Initialise a database¶
The first step of a cg/wgMLST analysis is to initialise a database by a list of genes with a reference sequence for each of them.
- cgMLST
A list of genes corresponding to the coregenome of a species.
- wgMLST
A list of genes corresponding to the whole genome of a species or a clone.
Import from cgmlst.org¶
You can automatically import a cgMLST resource from cgmlst.org.
wgMLST import -h
Usage: wgMLST import [OPTIONS] DATABASE [SPECIES]...
Creates a wgMLST DATABASE from an online resource.

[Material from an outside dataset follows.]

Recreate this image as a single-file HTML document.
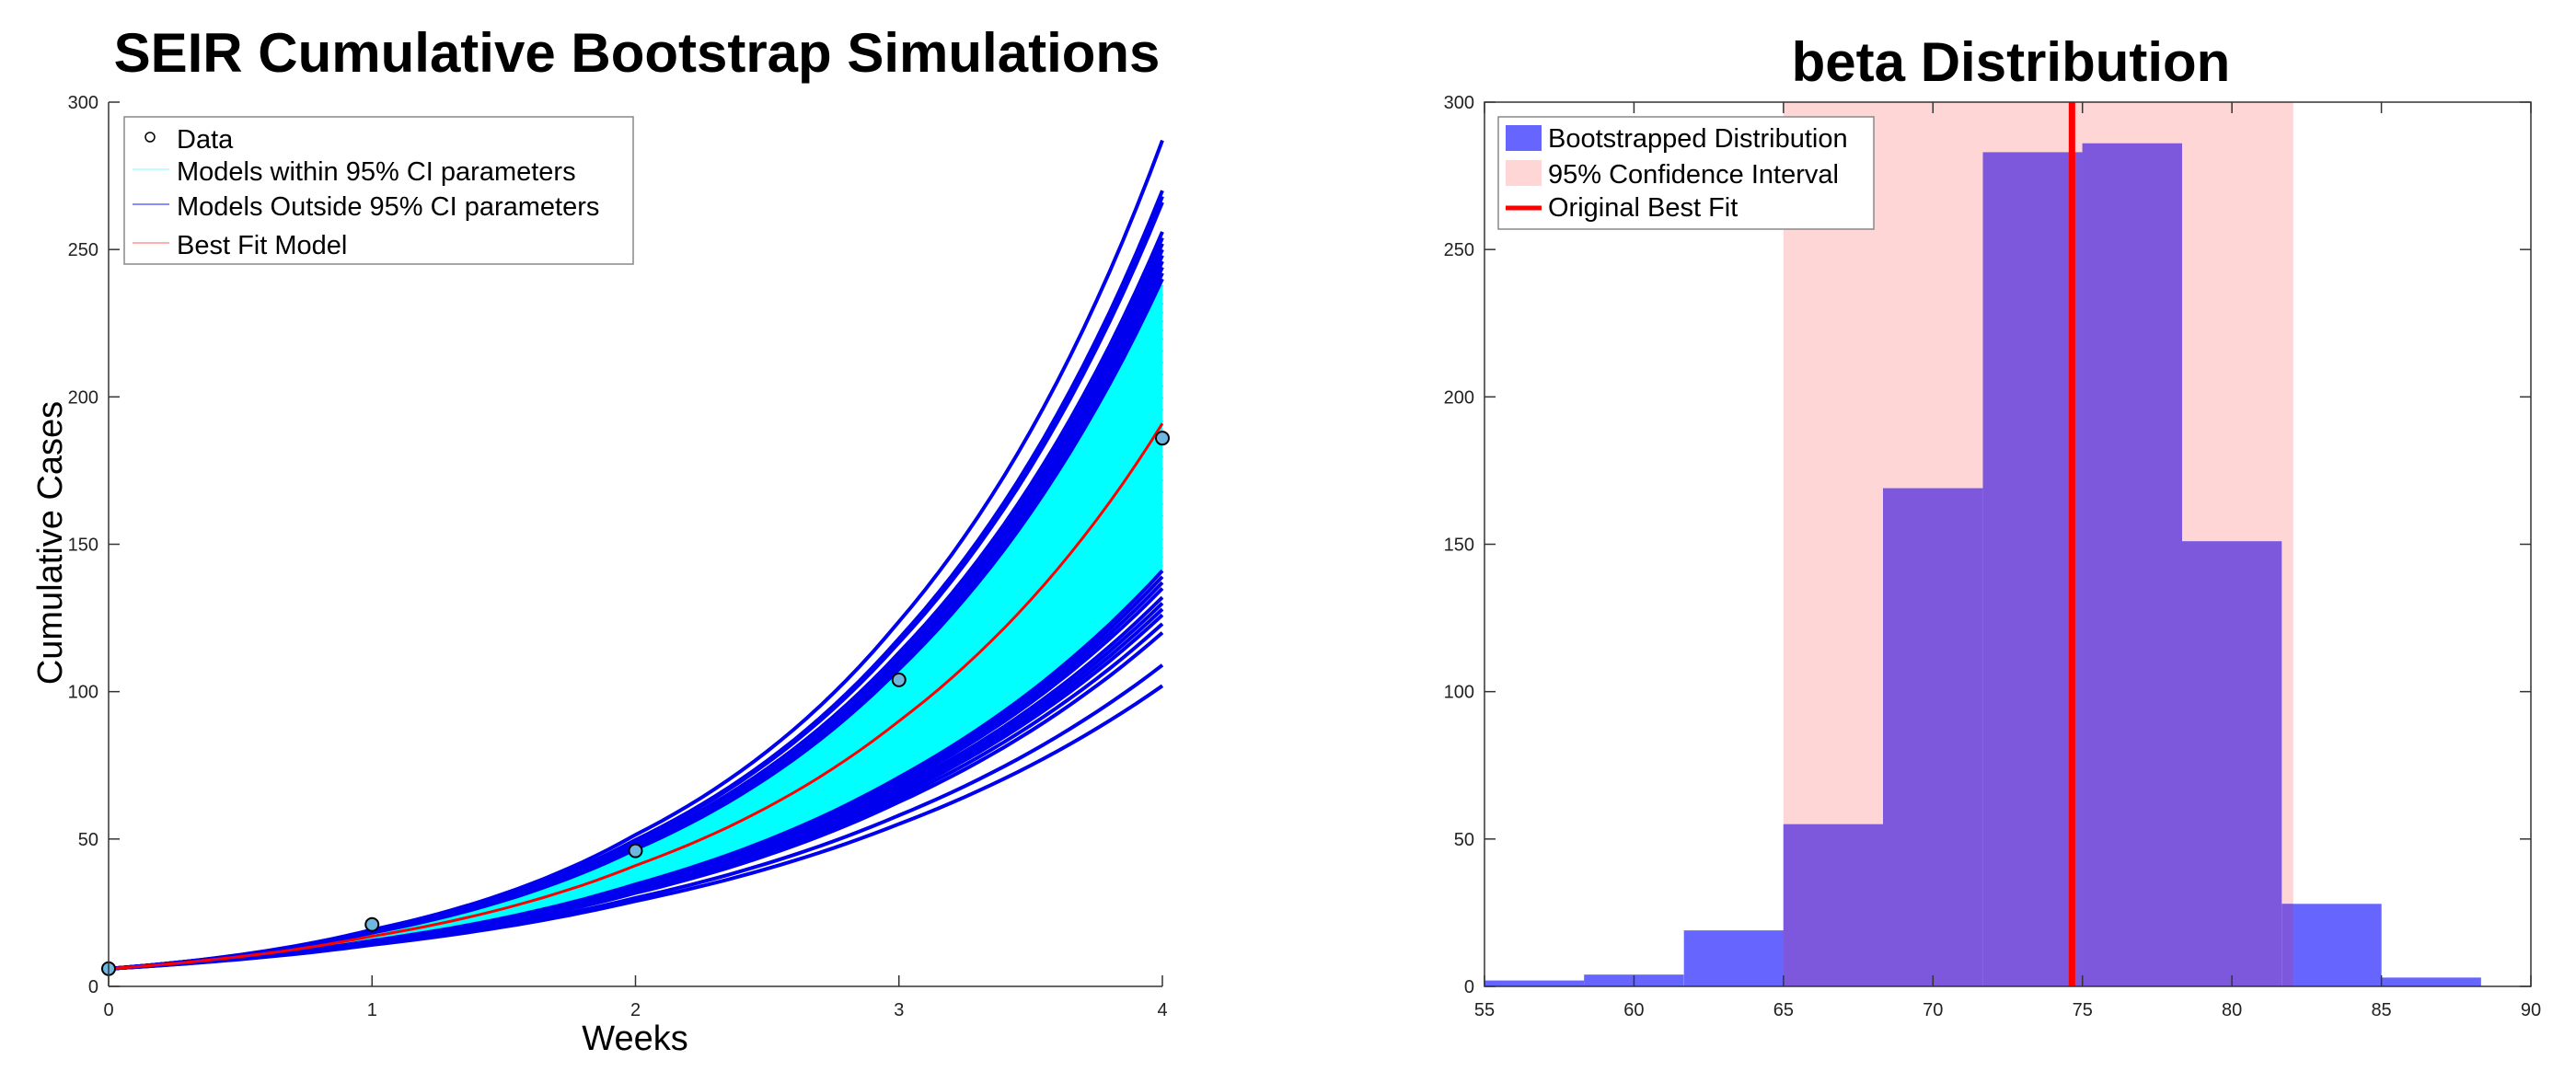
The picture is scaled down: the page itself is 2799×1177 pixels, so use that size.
<!DOCTYPE html>
<html><head><meta charset="utf-8"><style>
html,body{margin:0;padding:0;background:#fff;}
svg{display:block;font-family:"Liberation Sans",sans-serif;}
</style></head><body>
<svg id="s" width="2799" height="1177" viewBox="0 0 2799 1177" xmlns="http://www.w3.org/2000/svg">
<rect width="2799" height="1177" fill="#fff"/>
<text x="692" y="78" text-anchor="middle" font-size="60" font-weight="bold">SEIR Cumulative Bootstrap Simulations</text>
<text x="2185" y="88" text-anchor="middle" font-size="60" font-weight="bold">beta Distribution</text>
<g id="L"></g>
<g id="R"></g>
<text x="690" y="1141" text-anchor="middle" font-size="38">Weeks</text>
<text transform="translate(67,590) rotate(-90)" text-anchor="middle" font-size="38">Cumulative Cases</text>
</svg>
<script>
// ---- left chart data ----
const weekTicks=[0,1,2,3,4];
const caseTicks=[0,50,100,150,200,250,300];
const dataWeeks=[0,1,2,3,4];
const dataCases=[6,21,46,104,186];
const bestFit=[6,17,41,90,191];
const blueEnds=[287,270,268,266,256,254,252,250,248,246,244,242,240,141,139,137,135,132,130,128,126,123,120,109,102];
const cyanEnds=[238,235,232,229,226,223,220,216,212,208,204,200,196,192,188,184,180,176,172,168,164,160,156,152,149,146,143,141];
// ---- right chart data ----
const binStart=[55,58.33,61.67,65,68.33,71.67,75,78.33,81.67,85];
const binWidth=3.333;
const binCounts=[2,4,19,55,169,283,286,151,28,3];
const xTicksR=[55,60,65,70,75,80,85,90];
const yTicksR=[0,50,100,150,200,250,300];
const ciLow=65, ciHigh=82.05, bestBeta=74.65;

const NS="http://www.w3.org/2000/svg";
function mk(p,t,a){const e=document.createElementNS(NS,t);for(const k in a)e.setAttribute(k,a[k]);p.appendChild(e);return e;}
const L=document.getElementById('L'),R=document.getElementById('R');
const T=111,B=1072;
const LX0=118,LX1=1263;
const lx=v=>LX0+(v-0)/4*(LX1-LX0);
const ly=v=>B-(v/300)*(B-T);
function shape(t){const i=Math.min(3,Math.floor(t)),f=t-i;
 const lb=Math.log(bestFit[i])*(1-f)+Math.log(bestFit[i+1])*f;
 return (lb-Math.log(bestFit[0]))/(Math.log(bestFit[4])-Math.log(bestFit[0]));}
function curve(end){let pts=[];for(let k=0;k<=80;k++){const t=k/20;const y=bestFit[0]*Math.pow(end/bestFit[0],shape(t));pts.push(lx(t).toFixed(1)+','+ly(y).toFixed(1));}return pts;}
const cmax=Math.max(...cyanEnds),cmin=Math.min(...cyanEnds);
const band=mk(L,'polygon',{points:curve(cmax).concat(curve(cmin).reverse()).join(' '),fill:'#00ffff'});


cyanEnds.forEach(e=>{const p=mk(L,'polyline',{points:curve(e).join(' '),fill:'none',stroke:'#00ffff','stroke-width':3});

});
blueEnds.forEach(e=>{const p=mk(L,'polyline',{points:curve(e).join(' '),fill:'none',stroke:'#0000ee','stroke-width':4});

});
{let pts=[];for(let k=0;k<=80;k++){const t=k/20;const i=Math.min(3,Math.floor(t)),f=t-i;const y=Math.exp(Math.log(bestFit[i])*(1-f)+Math.log(bestFit[i+1])*f);pts.push(lx(t).toFixed(1)+','+ly(y).toFixed(1));}
const p=mk(L,'polyline',{points:pts.join(' '),fill:'none',stroke:'#ff0000','stroke-width':3});

}
dataWeeks.forEach((w,i)=>{const c=mk(L,'circle',{cx:lx(w),cy:ly(dataCases[i]),r:7,fill:'#6fb6e0',stroke:'#000','stroke-width':2});

});
mk(L,'line',{x1:LX0,y1:T,x2:LX0,y2:B,stroke:'#333','stroke-width':1.5});
mk(L,'line',{x1:LX0,y1:B,x2:LX1,y2:B,stroke:'#333','stroke-width':1.5});
weekTicks.forEach(v=>{mk(L,'line',{x1:lx(v),y1:B,x2:lx(v),y2:B-12,stroke:'#333','stroke-width':1.5});
const t=mk(L,'text',{x:lx(v),y:B+32,'text-anchor':'middle','font-size':20,fill:'#222'});t.textContent=v;

});
caseTicks.forEach(v=>{mk(L,'line',{x1:LX0,y1:ly(v),x2:LX0+12,y2:ly(v),stroke:'#333','stroke-width':1.5});
const t=mk(L,'text',{x:LX0-11,y:ly(v)+7,'text-anchor':'end','font-size':20,fill:'#222'});t.textContent=v;

});
{const g=mk(L,'g',{});
mk(g,'rect',{x:135,y:127,width:553,height:160,fill:'#fff',stroke:'#888','stroke-width':1.5});
const items=[['Data','o'],['Models within 95% CI parameters','#aaffff'],['Models Outside 95% CI parameters','#6666ff'],['Best Fit Model','#ff9999']];
const ys=[151,186,224,266];
items.forEach((it,i)=>{if(it[1]==='o')mk(g,'circle',{cx:163,cy:ys[i]-2,r:5,fill:'none',stroke:'#000','stroke-width':1.5});
else mk(g,'line',{x1:144,y1:ys[i]-2,x2:184,y2:ys[i]-2,stroke:it[1],'stroke-width':1.5});
const t=mk(g,'text',{x:192,y:ys[i]+10,'font-size':29});t.textContent=it[0];

});}
const X0=1613,X1=2750;
const rx=v=>X0+(v-55)/35*(X1-X0);
const ry=v=>B-(v/300)*(B-T);
{const c=mk(R,'rect',{x:rx(ciLow),y:T,width:rx(ciHigh)-rx(ciLow),height:B-T,fill:'#ffd6d6'});

}
binCounts.forEach((c,i)=>{const x0=rx(binStart[i]),x1=rx(binStart[i]+binWidth);
const r=mk(R,'rect',{x:x0,y:ry(c),width:x1-x0,height:B-ry(c),fill:'#6666ff'});


const ox0=Math.max(x0,rx(ciLow)),ox1=Math.min(x1,rx(ciHigh));
if(ox1>ox0)mk(R,'rect',{x:ox0,y:ry(c),width:ox1-ox0,height:B-ry(c),fill:'#7d58dc'});});
{const l=mk(R,'line',{x1:rx(bestBeta),y1:T,x2:rx(bestBeta),y2:B,stroke:'#ff0000','stroke-width':7});

}
mk(R,'rect',{x:X0,y:T,width:X1-X0,height:B-T,fill:'none',stroke:'#333','stroke-width':1.5});
xTicksR.forEach(v=>{mk(R,'line',{x1:rx(v),y1:B,x2:rx(v),y2:B-12,stroke:'#333','stroke-width':1.5});
mk(R,'line',{x1:rx(v),y1:T,x2:rx(v),y2:T+12,stroke:'#333','stroke-width':1.5});
const t=mk(R,'text',{x:rx(v),y:B+32,'text-anchor':'middle','font-size':20,fill:'#222'});t.textContent=v;

});
yTicksR.forEach(v=>{mk(R,'line',{x1:X0,y1:ry(v),x2:X0+12,y2:ry(v),stroke:'#333','stroke-width':1.5});
mk(R,'line',{x1:X1,y1:ry(v),x2:X1-12,y2:ry(v),stroke:'#333','stroke-width':1.5});
const t=mk(R,'text',{x:X0-11,y:ry(v)+7,'text-anchor':'end','font-size':20,fill:'#222'});t.textContent=v;

});
{const g=mk(R,'g',{});
mk(g,'rect',{x:1628,y:127,width:408,height:122,fill:'#fff',stroke:'#888','stroke-width':1.5});
mk(g,'rect',{x:1636,y:136,width:39,height:28,fill:'#6666ff'});
mk(g,'rect',{x:1636,y:174,width:39,height:28,fill:'#ffd6d6'});
mk(g,'line',{x1:1636,y1:226,x2:1675,y2:226,stroke:'#ff0000','stroke-width':5});
[['Bootstrapped Distribution',160],['95% Confidence Interval',199],['Original Best Fit',235]].forEach(a=>{
const t=mk(g,'text',{x:1682,y:a[1],'font-size':29});t.textContent=a[0];

});}
</script>
</body></html>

The research can be filtered by adding a SPECIES name.
Options:
-f, --force Overwrite alrealdy existing DATABASE
--prompt / --no-prompt Do not prompt if multiple choices are found,
fail instead.
Create from external scheme¶
The cg/wgMLST database can be created using a scheme corresponding to a list of different genes (a multi-fasta(.gz) file containing gene sequences in nucleotide format).
>ACICU_RS02500
TTATTTCTTCACAACAGATGGTGCAATTGGGTCGGCAGTGATATAGCCAACTGCTGCTGC
...
GTGGTTAGAAGCAGTGGTCAT
>ACICU_RS11305
CGCACCTAATGGAAGAAAAGGGATCCCCGTAAACCATTTTAAAATATCGCGACGTGTTGG
...
TTTGGAATTGATGCAGAAATTAAATCTTAA
>ACICU_RS08820
ATGGCTTATCAAACTTTAGAACAGCTACAGCAGTCTAAAGCCAAGCTTCACGAAACTGTG
...
TCGCAGTTACGTTAA
Warning
At contrary to other cg/wgMLST tools, only one allele for each gene must be include on the scheme file.
You can get scheme for:
- cgMLST
Using a scheme from a scientific publication and not available on cgmlst.org.
Using the annotation of the genes from the reference genome of the species. After adding your strains to the database, you can filter to core genome by removing genes absent from least 95% of the strains (see validate)
- wgMLST
Using gene annotations from a genome close to your strains
Using pangenome results from analysis of your strains with e.g. Roary.
wgMLST create --help
Usage: wgMLST create [OPTIONS] DATABASE COREGENE
Creates a wgMLST DATABASE from a template COREGENE.
Options:
-f, --force Overwrite alrealdy existing DATABASE
-c, --concatenate Automatically concatenates genes with duplicated sequences
-r, --remove Automatically removes genes with duplicated sequences
-s, --species TEXT Name of the species
-V, --version TEXT Version of the database
Warning
If the same sequence is used more than once in your scheme, you can specify how to handle it using the -c or -r options.